[STATED PROBLEM]: Print the lines from the one that contains "Output the Python" to the one that contains "ax = fig.add_axes([0.118, 0.1045, 0.833, 0.8755])", inclusive, exactly as they appear, and please drop any pictures.

[DATA PROVIDED]:
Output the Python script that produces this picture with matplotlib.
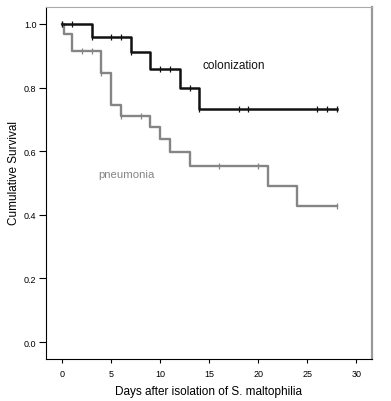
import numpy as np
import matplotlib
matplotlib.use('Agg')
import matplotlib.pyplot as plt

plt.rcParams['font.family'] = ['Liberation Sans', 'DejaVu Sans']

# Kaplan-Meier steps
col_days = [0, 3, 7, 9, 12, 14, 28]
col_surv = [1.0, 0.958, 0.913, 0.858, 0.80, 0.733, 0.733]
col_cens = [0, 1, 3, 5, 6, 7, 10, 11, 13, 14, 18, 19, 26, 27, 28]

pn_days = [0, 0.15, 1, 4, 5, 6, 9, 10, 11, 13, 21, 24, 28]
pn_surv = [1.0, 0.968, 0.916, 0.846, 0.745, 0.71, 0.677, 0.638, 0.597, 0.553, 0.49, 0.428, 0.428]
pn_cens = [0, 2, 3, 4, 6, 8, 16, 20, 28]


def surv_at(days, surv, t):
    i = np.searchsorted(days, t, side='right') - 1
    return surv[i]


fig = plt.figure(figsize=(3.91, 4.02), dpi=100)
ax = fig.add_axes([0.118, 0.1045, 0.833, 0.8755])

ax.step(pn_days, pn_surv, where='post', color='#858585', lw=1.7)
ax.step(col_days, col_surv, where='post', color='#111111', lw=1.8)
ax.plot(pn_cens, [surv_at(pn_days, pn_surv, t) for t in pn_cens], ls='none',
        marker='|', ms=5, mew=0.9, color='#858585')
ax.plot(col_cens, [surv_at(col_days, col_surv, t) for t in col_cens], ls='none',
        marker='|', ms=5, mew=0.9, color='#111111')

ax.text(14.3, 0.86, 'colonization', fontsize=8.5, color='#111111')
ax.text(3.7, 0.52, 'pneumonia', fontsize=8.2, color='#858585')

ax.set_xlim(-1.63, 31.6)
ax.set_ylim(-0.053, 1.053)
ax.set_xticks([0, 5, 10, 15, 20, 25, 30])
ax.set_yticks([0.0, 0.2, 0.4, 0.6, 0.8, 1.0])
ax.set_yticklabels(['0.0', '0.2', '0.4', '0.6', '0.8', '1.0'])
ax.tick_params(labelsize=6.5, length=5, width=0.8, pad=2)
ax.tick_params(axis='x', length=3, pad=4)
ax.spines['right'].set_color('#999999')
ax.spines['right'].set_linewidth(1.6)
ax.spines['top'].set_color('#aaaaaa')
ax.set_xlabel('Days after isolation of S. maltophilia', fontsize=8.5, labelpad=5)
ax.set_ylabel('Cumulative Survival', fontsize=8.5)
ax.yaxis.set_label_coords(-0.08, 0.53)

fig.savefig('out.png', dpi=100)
---
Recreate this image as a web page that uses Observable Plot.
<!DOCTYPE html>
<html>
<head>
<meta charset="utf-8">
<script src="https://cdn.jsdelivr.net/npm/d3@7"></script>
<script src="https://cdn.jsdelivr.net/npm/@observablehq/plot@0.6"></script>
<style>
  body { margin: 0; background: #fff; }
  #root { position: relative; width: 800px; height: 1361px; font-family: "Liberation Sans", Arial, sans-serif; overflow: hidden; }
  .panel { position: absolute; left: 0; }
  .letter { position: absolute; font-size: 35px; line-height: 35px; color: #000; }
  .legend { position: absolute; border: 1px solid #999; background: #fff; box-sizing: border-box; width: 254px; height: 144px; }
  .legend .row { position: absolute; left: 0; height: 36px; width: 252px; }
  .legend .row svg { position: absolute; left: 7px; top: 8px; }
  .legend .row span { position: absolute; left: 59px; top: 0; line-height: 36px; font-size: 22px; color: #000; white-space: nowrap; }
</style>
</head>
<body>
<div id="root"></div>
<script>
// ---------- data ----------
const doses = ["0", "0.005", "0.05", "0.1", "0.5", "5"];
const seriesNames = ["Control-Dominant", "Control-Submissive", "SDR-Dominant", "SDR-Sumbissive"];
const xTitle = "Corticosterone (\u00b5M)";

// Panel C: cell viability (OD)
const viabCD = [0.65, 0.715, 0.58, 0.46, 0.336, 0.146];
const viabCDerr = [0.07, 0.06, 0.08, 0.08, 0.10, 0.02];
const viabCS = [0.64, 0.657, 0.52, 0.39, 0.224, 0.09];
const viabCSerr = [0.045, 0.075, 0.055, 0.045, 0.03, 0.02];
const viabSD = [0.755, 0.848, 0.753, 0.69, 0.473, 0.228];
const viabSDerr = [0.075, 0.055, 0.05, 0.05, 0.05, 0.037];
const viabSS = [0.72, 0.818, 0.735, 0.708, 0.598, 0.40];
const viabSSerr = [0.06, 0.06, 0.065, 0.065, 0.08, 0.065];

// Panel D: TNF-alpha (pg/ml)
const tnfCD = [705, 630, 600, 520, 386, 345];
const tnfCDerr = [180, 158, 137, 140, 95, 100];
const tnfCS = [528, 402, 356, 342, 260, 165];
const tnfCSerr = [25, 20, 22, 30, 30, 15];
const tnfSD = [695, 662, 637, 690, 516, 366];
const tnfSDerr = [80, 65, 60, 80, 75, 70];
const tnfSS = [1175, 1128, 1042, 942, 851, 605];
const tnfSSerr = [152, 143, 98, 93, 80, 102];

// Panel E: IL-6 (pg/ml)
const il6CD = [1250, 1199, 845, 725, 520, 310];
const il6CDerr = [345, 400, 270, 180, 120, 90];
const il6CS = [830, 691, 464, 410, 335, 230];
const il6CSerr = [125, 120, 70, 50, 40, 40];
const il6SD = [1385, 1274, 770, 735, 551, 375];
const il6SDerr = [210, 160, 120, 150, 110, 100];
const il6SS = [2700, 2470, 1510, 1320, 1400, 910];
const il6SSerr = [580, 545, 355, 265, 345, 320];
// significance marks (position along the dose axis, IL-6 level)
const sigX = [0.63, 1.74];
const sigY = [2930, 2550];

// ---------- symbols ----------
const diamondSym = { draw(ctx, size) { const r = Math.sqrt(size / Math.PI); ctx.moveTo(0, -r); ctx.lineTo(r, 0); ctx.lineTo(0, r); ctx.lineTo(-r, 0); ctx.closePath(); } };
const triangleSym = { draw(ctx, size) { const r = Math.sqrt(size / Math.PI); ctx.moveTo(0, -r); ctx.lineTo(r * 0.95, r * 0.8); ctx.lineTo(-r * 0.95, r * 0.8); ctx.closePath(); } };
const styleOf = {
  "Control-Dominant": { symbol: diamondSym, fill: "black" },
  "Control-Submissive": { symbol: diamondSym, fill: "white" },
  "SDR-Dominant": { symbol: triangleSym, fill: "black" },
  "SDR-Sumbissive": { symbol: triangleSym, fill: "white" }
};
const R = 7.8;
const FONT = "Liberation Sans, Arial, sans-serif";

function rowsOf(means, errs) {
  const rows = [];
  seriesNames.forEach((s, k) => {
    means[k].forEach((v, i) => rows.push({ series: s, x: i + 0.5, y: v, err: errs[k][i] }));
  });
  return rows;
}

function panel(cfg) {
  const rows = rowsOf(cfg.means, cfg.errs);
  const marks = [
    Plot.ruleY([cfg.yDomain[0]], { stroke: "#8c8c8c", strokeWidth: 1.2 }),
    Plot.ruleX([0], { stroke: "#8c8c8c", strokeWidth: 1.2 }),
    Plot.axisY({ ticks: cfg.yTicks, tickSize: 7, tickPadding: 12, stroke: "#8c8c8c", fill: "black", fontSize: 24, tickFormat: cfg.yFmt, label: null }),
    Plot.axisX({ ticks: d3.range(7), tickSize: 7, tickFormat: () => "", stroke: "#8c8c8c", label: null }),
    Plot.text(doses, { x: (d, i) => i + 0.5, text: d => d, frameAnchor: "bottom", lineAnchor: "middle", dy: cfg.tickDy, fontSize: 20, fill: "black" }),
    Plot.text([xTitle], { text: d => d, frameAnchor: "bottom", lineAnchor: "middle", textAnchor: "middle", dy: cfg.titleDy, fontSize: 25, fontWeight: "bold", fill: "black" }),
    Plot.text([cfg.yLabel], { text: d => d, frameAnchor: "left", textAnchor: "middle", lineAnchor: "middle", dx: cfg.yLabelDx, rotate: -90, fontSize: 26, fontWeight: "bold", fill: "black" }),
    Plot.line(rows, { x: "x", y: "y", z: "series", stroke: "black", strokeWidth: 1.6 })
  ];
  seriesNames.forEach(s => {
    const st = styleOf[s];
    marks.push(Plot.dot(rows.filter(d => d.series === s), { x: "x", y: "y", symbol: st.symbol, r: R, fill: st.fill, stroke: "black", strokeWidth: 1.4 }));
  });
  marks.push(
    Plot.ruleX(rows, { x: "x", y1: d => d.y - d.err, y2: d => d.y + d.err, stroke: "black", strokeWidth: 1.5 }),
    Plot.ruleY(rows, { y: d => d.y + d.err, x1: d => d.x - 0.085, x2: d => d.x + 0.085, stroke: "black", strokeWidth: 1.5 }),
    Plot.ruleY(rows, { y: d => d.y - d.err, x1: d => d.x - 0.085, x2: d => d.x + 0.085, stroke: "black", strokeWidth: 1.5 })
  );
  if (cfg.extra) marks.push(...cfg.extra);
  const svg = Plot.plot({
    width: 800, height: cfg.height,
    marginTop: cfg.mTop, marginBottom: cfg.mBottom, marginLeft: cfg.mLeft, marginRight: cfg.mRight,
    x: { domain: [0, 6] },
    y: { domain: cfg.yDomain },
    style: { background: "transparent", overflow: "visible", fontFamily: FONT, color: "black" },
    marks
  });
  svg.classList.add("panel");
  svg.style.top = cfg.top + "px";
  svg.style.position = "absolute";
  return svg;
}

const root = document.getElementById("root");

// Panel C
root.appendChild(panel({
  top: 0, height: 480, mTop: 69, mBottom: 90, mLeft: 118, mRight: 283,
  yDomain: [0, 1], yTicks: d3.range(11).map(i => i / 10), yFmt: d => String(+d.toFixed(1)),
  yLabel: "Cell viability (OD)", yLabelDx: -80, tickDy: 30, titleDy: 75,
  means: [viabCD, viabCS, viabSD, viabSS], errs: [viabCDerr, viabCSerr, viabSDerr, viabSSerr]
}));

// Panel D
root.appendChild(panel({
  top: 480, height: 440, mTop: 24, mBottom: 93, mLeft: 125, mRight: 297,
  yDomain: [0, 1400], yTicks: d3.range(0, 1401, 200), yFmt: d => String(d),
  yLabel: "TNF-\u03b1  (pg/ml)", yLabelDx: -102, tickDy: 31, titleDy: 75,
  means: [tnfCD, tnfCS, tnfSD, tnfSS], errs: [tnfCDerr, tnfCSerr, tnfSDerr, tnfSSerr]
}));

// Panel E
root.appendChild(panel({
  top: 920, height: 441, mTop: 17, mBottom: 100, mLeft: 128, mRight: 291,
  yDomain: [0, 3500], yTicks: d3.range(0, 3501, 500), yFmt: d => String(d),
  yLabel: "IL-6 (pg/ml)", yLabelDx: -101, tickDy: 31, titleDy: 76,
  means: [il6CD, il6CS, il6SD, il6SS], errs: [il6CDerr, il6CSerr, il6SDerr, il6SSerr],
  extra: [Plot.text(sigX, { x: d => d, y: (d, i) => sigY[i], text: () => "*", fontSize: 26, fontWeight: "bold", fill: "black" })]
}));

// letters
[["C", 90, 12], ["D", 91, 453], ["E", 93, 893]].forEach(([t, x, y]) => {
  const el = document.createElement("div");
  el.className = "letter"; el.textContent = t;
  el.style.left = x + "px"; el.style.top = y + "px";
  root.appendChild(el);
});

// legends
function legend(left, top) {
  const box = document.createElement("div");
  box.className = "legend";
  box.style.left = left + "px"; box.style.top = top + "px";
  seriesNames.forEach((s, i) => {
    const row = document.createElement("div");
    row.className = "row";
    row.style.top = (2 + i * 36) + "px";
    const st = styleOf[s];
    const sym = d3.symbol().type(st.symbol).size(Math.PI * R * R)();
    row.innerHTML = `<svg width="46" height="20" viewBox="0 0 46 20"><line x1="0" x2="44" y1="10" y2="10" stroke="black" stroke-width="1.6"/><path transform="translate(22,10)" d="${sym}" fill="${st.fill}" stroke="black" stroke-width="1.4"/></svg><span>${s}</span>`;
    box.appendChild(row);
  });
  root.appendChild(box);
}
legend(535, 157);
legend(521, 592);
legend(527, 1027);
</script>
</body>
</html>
==
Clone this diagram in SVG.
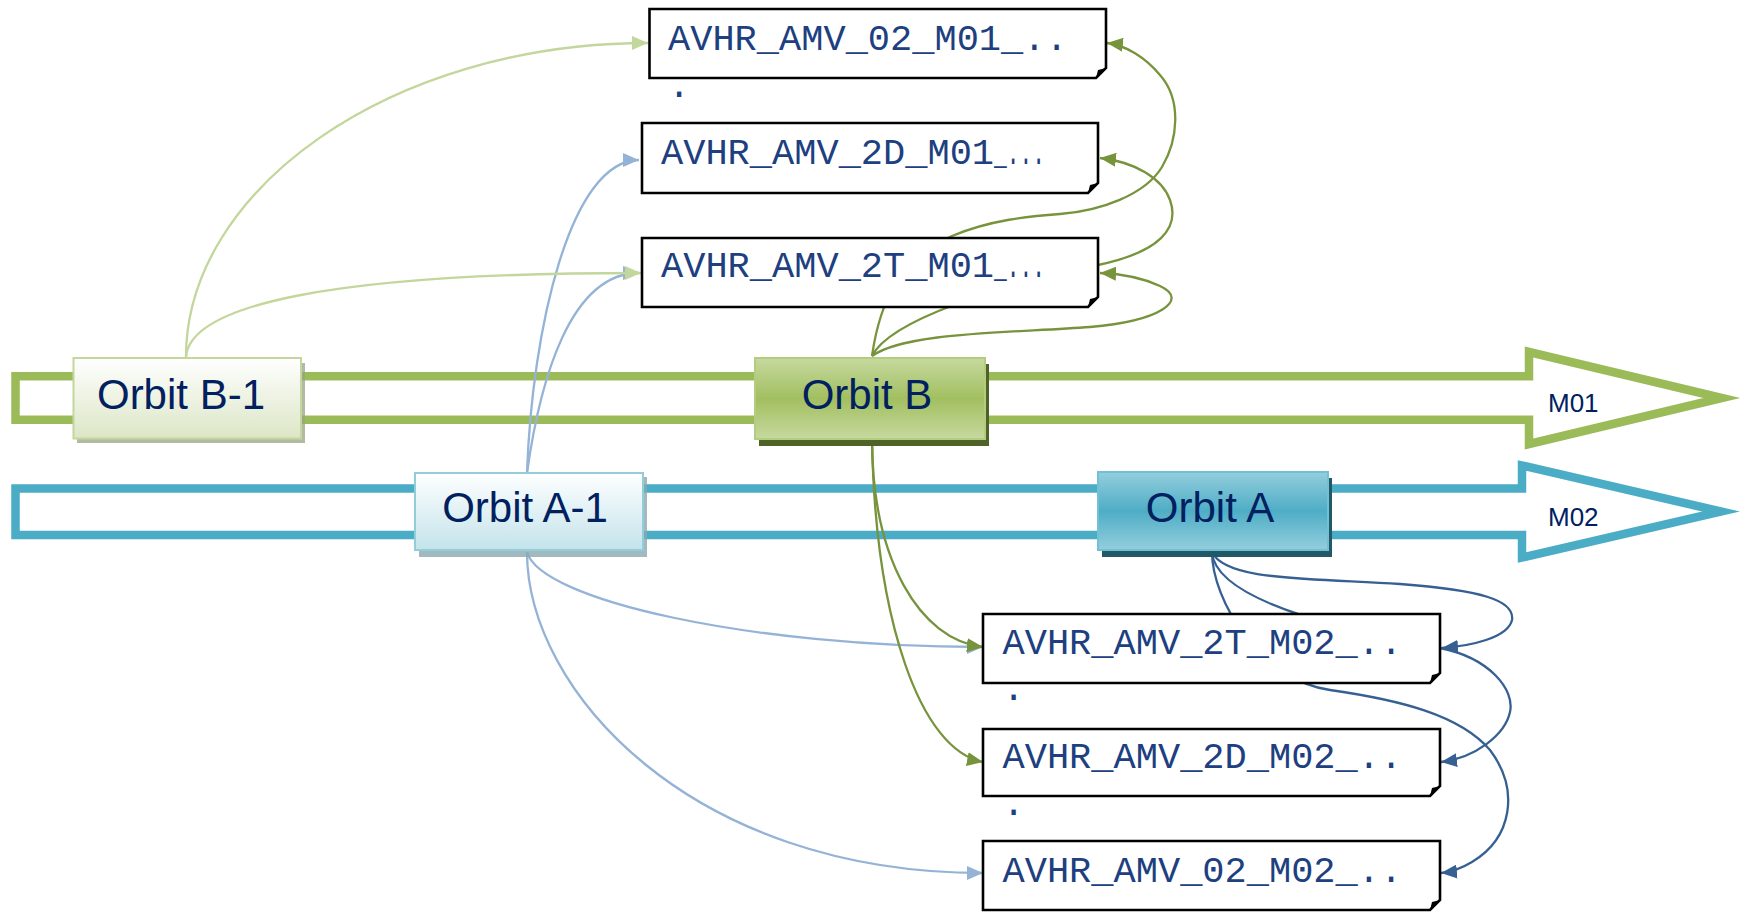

[TASK SOLUTION]:
Output the Python script that produces this picture with matplotlib.
import numpy as np
import matplotlib
matplotlib.use('Agg')
import matplotlib.pyplot as plt

plt.rcParams['font.family'] = ['Liberation Sans', 'DejaVu Sans']

# Kaplan-Meier steps
col_days = [0, 3, 7, 9, 12, 14, 28]
col_surv = [1.0, 0.958, 0.913, 0.858, 0.80, 0.733, 0.733]
col_cens = [0, 1, 3, 5, 6, 7, 10, 11, 13, 14, 18, 19, 26, 27, 28]

pn_days = [0, 0.15, 1, 4, 5, 6, 9, 10, 11, 13, 21, 24, 28]
pn_surv = [1.0, 0.968, 0.916, 0.846, 0.745, 0.71, 0.677, 0.638, 0.597, 0.553, 0.49, 0.428, 0.428]
pn_cens = [0, 2, 3, 4, 6, 8, 16, 20, 28]


def surv_at(days, surv, t):
    i = np.searchsorted(days, t, side='right') - 1
    return surv[i]


fig = plt.figure(figsize=(3.91, 4.02), dpi=100)
ax = fig.add_axes([0.118, 0.1045, 0.833, 0.8755])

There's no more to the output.